I told the superintendent all about the murder at the Grand National, and it was then that I again suggested calling DCI Tomlinson.
“My goodness, Mr. Foxton,” the chief inspector said with a laugh. “You seem to be making a habit of being interviewed by the police.”
“I can assure you it’s a habit I intend to give up at the earliest opportunity,” I replied.
The two senior policemen then spoke together for some time, and it was frustrating for me listening to only half of the conversation. Mostly they spoke about the videotape that the superintendent had removed from Mr. Patel’s recorder. The superintendent and I had watched it on the small black-and-white screen in the storeroom behind the shop. Just seeing the grainy image of the man as he had come through the shop door made the hairs on the back of my neck stand upright. He had advanced a couple of paces in and stood there, looking around. Then he had walked down the length of the store, putting his head through the plastic curtain into the storeroom behind. He then retraced his steps and went out the door, closing it behind him. Unfortunately the angle of the CCTV camera didn’t show what he did next. And none of the images showed his gun, which he must have been holding in his anorak’s pocket.
I shivered. How close had I come to hiding in the back room? Very close.
“Chief Inspector Tomlinson would like another word,” the superintendent said to me finally, handing over the phone.
“Yes,” I said.
“Can you think of any reason why someone would want you killed?”
“No, I can’t,” I said. “And, if they did, why wait until now? Why not do it at Aintree at the same time as killing Herb? Something must have changed since then.”
“What?” he said. “Have you been trying to find out whose initials are on those sheets?”
“No, I haven’t. But I did go into a MoneyHome agent and ask about the pay slips, but that was last Friday.”
“Leave the investigating to the professionals, Mr. Foxton,” said the chief inspector somewhat formally.
I think I was being told off.
“But if I hadn’t,” I said in my defense, “then you wouldn’t know that it was other Americans who were gambling using Mr. Kovak’s credit cards.”
“We still don’t know that for certain,” he said.
Maybe not, I thought, but I was sure I was right.
“So how are you going to catch this guy?” I asked him. “And before he succeeds in killing me?”
“Superintendent Yering will issue an immediate alert to all stations, including the airports and ports, with the man’s image from the tape. And we will be approaching the TV stations to run the video clip in their news broadcasts.”
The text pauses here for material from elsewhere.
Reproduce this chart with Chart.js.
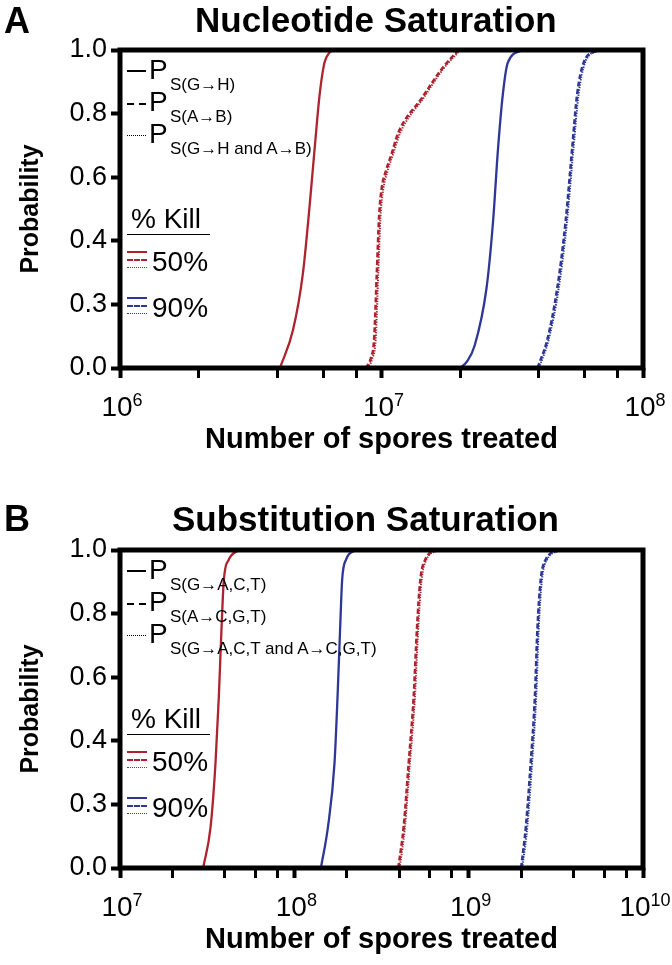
<!DOCTYPE html>
<html>
<head>
<meta charset="utf-8">
<script src="https://cdn.jsdelivr.net/npm/chart.js@4"></script>
<style>
  body { margin: 0; background: #fff; font-family: "Liberation Sans", Arial, sans-serif; }
  .panel { position: absolute; left: 0; width: 672px; height: 465px; }
  .panel canvas { position: absolute; left: 0; top: 0; }
  .txt { position: absolute; white-space: nowrap; line-height: 1; color: #000; }
  .ln { position: absolute; height: 0; }
</style>
</head>
<body>
<div class="panel" id="panelA" style="top:0"><canvas id="chartA" width="672" height="465"></canvas></div>
<div class="panel" id="panelB" style="top:500px"><canvas id="chartB" width="672" height="465"></canvas></div>

<script>
const RED = '#ad2330';
const BLUE = '#2e3795';
const FONT = '"Liberation Sans", Arial, sans-serif';

// y axis (the original figure labels the 0.2 tick as "0.3")
const yTicks = [0, 0.2, 0.4, 0.6, 0.8, 1.0];
const yTickLabels = ['0.0', '0.3', '0.4', '0.6', '0.8', '1.0'];

// Panel A - Nucleotide Saturation
const nucXTicks = [1e6, 2e6, 4e6, 6e6, 8e6, 1e7, 2e7, 4e7, 6e7, 8e7, 1e8];
const nucDecades = [1e6, 1e7, 1e8];
const nucDecadeExps = ['6', '7', '8'];

const nucGH50_p = [0, 0.12, 0.30, 0.51, 0.69, 0.86, 0.96, 0.99, 1.0];
const nucGH50_x = [4.09e6, 4.59e6, 5.01e6, 5.31e6, 5.55e6, 5.80e6, 6.05e6, 6.3e6, 6.61e6];
const nucAB50_p = [0, 0.03, 0.09, 0.30, 0.48, 0.56, 0.62, 0.67, 0.74, 0.85, 0.94, 1.0];
const nucAB50_x = [8.7e6, 9.1e6, 9.37e6, 9.6e6, 9.8e6, 1.0e7, 1.04e7, 1.09e7, 1.16e7, 1.43e7, 1.70e7, 1.97e7];
const nucBoth50_x = [8.85e6, 9.22e6, 9.5e6, 9.72e6, 9.92e6, 1.015e7, 1.055e7, 1.105e7, 1.18e7, 1.45e7, 1.72e7, 2.0e7];
const nucGH90_p = [0, 0.02, 0.07, 0.25, 0.46, 0.69, 0.86, 0.96, 1.0];
const nucGH90_x = [2.0e7, 2.12e7, 2.27e7, 2.52e7, 2.67e7, 2.79e7, 2.91e7, 3.04e7, 3.47e7];
const nucAB90_p = [0, 0.09, 0.25, 0.46, 0.69, 0.86, 0.96, 1.0];
const nucAB90_x = [3.95e7, 4.31e7, 4.70e7, 5.06e7, 5.36e7, 5.60e7, 5.93e7, 6.67e7];
const nucBoth90_x = [4.0e7, 4.36e7, 4.76e7, 5.12e7, 5.42e7, 5.67e7, 6.0e7, 6.75e7];

// Panel B - Substitution Saturation
const subXTicks = [1e7, 2e7, 4e7, 6e7, 8e7, 1e8, 2e8, 4e8, 6e8, 8e8, 1e9, 2e9, 4e9, 6e9, 8e9, 1e10];
const subDecades = [1e7, 1e8, 1e9, 1e10];
const subDecadeExps = ['7', '8', '9', '10'];

const subProb = [0, 0.13, 0.33, 0.54, 0.75, 0.905, 0.97, 1.0];
const subG50_x = [3.0e7, 3.31e7, 3.53e7, 3.69e7, 3.82e7, 3.94e7, 4.21e7, 4.8e7];
const subA50_x = [3.95e8, 4.24e8, 4.53e8, 4.84e8, 5.05e8, 5.28e8, 5.64e8, 6.56e8];
const subBoth50_x = [4.02e8, 4.31e8, 4.6e8, 4.92e8, 5.13e8, 5.37e8, 5.73e8, 6.67e8];
const subG90_x = [1.42e8, 1.56e8, 1.70e8, 1.77e8, 1.83e8, 1.88e8, 1.98e8, 2.25e8];
const subA90_x = [2.0e9, 2.13e9, 2.27e9, 2.40e9, 2.48e9, 2.59e9, 2.77e9, 3.30e9];
const subBoth90_x = [2.03e9, 2.17e9, 2.31e9, 2.44e9, 2.52e9, 2.63e9, 2.82e9, 3.36e9];

function curve(xs, ps, color, style) {
  const ds = {
    data: xs.map((x, i) => ({ x: x, y: ps[i] })),
    borderColor: color,
    borderWidth: 2.3,
    pointRadius: 0,
    fill: false,
    cubicInterpolationMode: 'monotone'
  };
  if (style === 'dash') { ds.borderDash = [5, 2.5]; ds.borderWidth = 2.6; }
  if (style === 'dot') { ds.borderDash = [1.3, 1.3]; ds.borderWidth = 2; }
  return ds;
}

const framePlugin = {
  id: 'frame',
  afterDatasetsDraw(chart) {
    const { ctx, chartArea: a } = chart;
    ctx.save();
    ctx.lineWidth = 5;
    ctx.strokeStyle = '#000';
    ctx.strokeRect(a.left, a.top, a.right - a.left, a.bottom - a.top);
    ctx.restore();
  }
};

// decade labels as 10 with a raised exponent
const expLabelPlugin = {
  id: 'expLabels',
  afterDraw(chart, args, opts) {
    const { ctx, chartArea } = chart;
    const x = chart.scales.x;
    const base = chartArea.bottom + 48;
    ctx.save();
    ctx.fillStyle = '#000';
    ctx.textBaseline = 'alphabetic';
    opts.decades.forEach((v, i) => {
      ctx.font = '28px ' + FONT;
      const w1 = ctx.measureText('10').width;
      ctx.font = '18px ' + FONT;
      const w2 = ctx.measureText(opts.exps[i]).width;
      const left = x.getPixelForValue(v) - (w1 + w2) / 2 + 2;
      ctx.font = '28px ' + FONT;
      ctx.fillText('10', left, base);
      ctx.font = '18px ' + FONT;
      ctx.fillText(opts.exps[i], left + w1, base - 10);
    });
    ctx.restore();
  }
};

function makeChart(id, xTicks, decades, exps, datasets) {
  return new Chart(document.getElementById(id), {
    type: 'line',
    data: { datasets: datasets },
    plugins: [framePlugin, expLabelPlugin],
    options: {
      responsive: false,
      animation: false,
      layout: { padding: { top: 50, right: 29, left: 0, bottom: 0 } },
      plugins: {
        legend: { display: false },
        tooltip: { enabled: false },
        expLabels: { decades: decades, exps: exps }
      },
      scales: {
        x: {
          type: 'logarithmic',
          min: xTicks[0],
          max: xTicks[xTicks.length - 1],
          afterBuildTicks: axis => { axis.ticks = xTicks.map(v => ({ value: v })); },
          afterFit: axis => { axis.height = 97; },
          border: { display: false },
          grid: {
            drawOnChartArea: false,
            tickLength: 10,
            tickColor: '#000',
            tickWidth: c => decades.includes(c.tick.value) ? 4 : 3
          },
          ticks: { autoSkip: false, maxRotation: 0, callback: () => '' },
          title: {
            display: true,
            text: 'Number of spores treated',
            color: '#000',
            font: { family: FONT, size: 29, weight: 'bold' },
            padding: { top: 0, bottom: 8 }
          }
        },
        y: {
          min: 0,
          max: 1,
          afterBuildTicks: axis => { axis.ticks = yTicks.map(v => ({ value: v })); },
          afterFit: axis => { axis.width = 120; },
          border: { display: false },
          grid: { drawOnChartArea: false, tickLength: 9, tickWidth: 4, tickColor: '#000' },
          ticks: {
            padding: 4,
            color: '#000',
            font: { family: FONT, size: 27 },
            callback: (v, i) => yTickLabels[i]
          },
          title: {
            display: true,
            text: 'Probability',
            color: '#000',
            font: { family: FONT, size: 25, weight: 'bold' },
            padding: { top: 16, bottom: 0 }
          }
        }
      }
    }
  });
}

makeChart('chartA', nucXTicks, nucDecades, nucDecadeExps, [
  curve(nucGH50_x, nucGH50_p, RED, 'solid'),
  curve(nucAB50_x, nucAB50_p, RED, 'dash'),
  curve(nucBoth50_x, nucAB50_p, RED, 'dot'),
  curve(nucGH90_x, nucGH90_p, BLUE, 'solid'),
  curve(nucAB90_x, nucAB90_p, BLUE, 'dash'),
  curve(nucBoth90_x, nucAB90_p, BLUE, 'dot')
]);

makeChart('chartB', subXTicks, subDecades, subDecadeExps, [
  curve(subG50_x, subProb, RED, 'solid'),
  curve(subA50_x, subProb, RED, 'dash'),
  curve(subBoth50_x, subProb, RED, 'dot'),
  curve(subG90_x, subProb, BLUE, 'solid'),
  curve(subA90_x, subProb, BLUE, 'dash'),
  curve(subBoth90_x, subProb, BLUE, 'dot')
]);

// ---- text overlays: panel letter, title, legend ----
function addText(panel, text, left, baseline, size, bold) {
  const el = document.createElement('div');
  el.className = 'txt';
  el.textContent = text;
  el.style.left = left + 'px';
  el.style.top = (baseline - 0.8465 * size) + 'px';
  el.style.fontSize = size + 'px';
  if (bold) el.style.fontWeight = 'bold';
  document.getElementById(panel).appendChild(el);
}

function addLine(panel, x1, x2, y, w, style, color) {
  const el = document.createElement('div');
  el.className = 'ln';
  el.style.left = x1 + 'px';
  el.style.width = (x2 - x1) + 'px';
  el.style.top = (y - w / 2) + 'px';
  el.style.borderTop = w + 'px ' + style + ' ' + color;
  document.getElementById(panel).appendChild(el);
}

function legend(panel, subs) {
  // probability keys
  addLine(panel, 127, 146, 71, 2, 'solid', '#000');
  addLine(panel, 127, 134, 104, 2, 'solid', '#000');
  addLine(panel, 139, 146, 104, 2, 'solid', '#000');
  addLine(panel, 127, 146, 136, 1.5, 'dotted', '#000');
  [80, 112, 144].forEach((b, i) => {
    addText(panel, 'P', 149, b, 28, false);
    addText(panel, subs[i], 170, b + 10, 17, false);
  });
  // % kill keys
  addText(panel, '% Kill', 131, 229, 28, false);
  addLine(panel, 127, 210, 235, 1.5, 'solid', '#000');
  addText(panel, '50%', 152, 272, 28, false);
  addLine(panel, 127, 147, 252, 2, 'solid', RED);
  addLine(panel, 127, 147, 260, 2, 'dashed', RED);
  addLine(panel, 127, 147, 268, 1.5, 'dotted', RED);
  addText(panel, '90%', 152, 318, 28, false);
  addLine(panel, 127, 147, 298, 2, 'solid', BLUE);
  addLine(panel, 127, 147, 306, 2, 'dashed', BLUE);
  addLine(panel, 127, 147, 314, 1.5, 'dotted', BLUE);
}

addText('panelA', 'A', 4, 33, 36, true);
addText('panelA', 'Nucleotide Saturation', 195, 32, 35, true);
legend('panelA', ['S(G→H)', 'S(A→B)', 'S(G→H and A→B)']);

addText('panelB', 'B', 4, 31, 36, true);
addText('panelB', 'Substitution Saturation', 172, 31, 35, true);
legend('panelB', ['S(G→A,C,T)', 'S(A→C,G,T)', 'S(G→A,C,T and A→C,G,T)']);
</script>
</body>
</html>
It didn’t sound sufficiently proactive to me.
“Haven’t you got some mug shots or something for me to look at?” I asked. “I have to tell you I don’t feel very safe with this guy still out there on the loose.”
“You had better ask Superintendent Yering,” he said.
So I did but he wasn’t very forthcoming.
“We have literally tens of thousands of mug shots,” he said. “It would take you weeks to look through them all, and our man may not even be there. We need something else to point us in the right direction first, then it might be worthwhile. Perhaps we’ll get a fingerprint from your doorbell. Be patient, Mr. Foxton. The video image is good, and it should bear dividends when it’s shown on the news.”
If I lived that long, I thought.
“Can’t you provide me with some police protection?” I asked. “In a safe house or something?”